I mean, it’s true. In the fullest and most wonderful sense, it’s true.
But, it’s arrogance. A holy arrogance. An arrogance born in truth. An arrogance to be accompanied by awe and wonder.
There is an unholy arrogance though. It’s the arrogance that says that God loves me…but you? They? Those sinners? Hardly.
Pfft.
It is this form of arrogance to which Jesus submits the parable that we so often refer to as the Parable of the Prodigal Son. As is often helpfully pointed out by scholars, the parable isn’t centrally about the prodigal, as much as it is about the other son. The son who stayed. The son who was indignant that his father received and celebrated the son who left.
This parable was given by Jesus to the religious leaders of his day who were indignant that Jesus associated himself with “sinners.” Those religious leaders assumed that God loved them – of course God loved them – but the “sinners?”
I observe that the son-who-stayed, the son-who-pitched-a-fit wasn’t cast into the outer darkness where there was weeping and gnashing of teeth. He was simply compelled to regard his brother as his brother, and celebrate that his brother had returned.

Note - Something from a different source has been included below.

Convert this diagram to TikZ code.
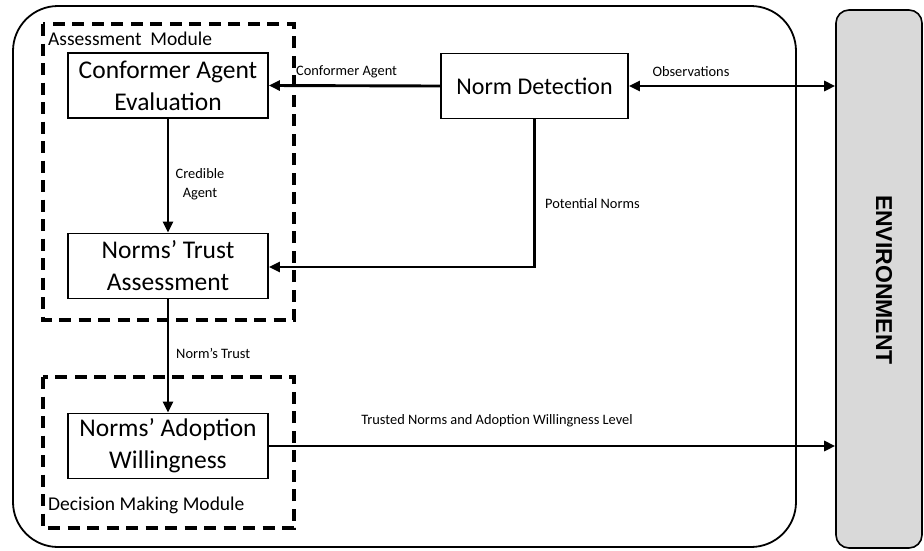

For God’s character always receives those who repent and return, no matter what it is that we are turning from. When that returning son is us, we are received and celebrated. When that returning son is someone else, they are also received and celebrated.
And we are to be practitioners of holy arrogance, and that sort alone. In awe and wonder that God loves us, and our brothers and sisters, whoever they are and whatever they have done.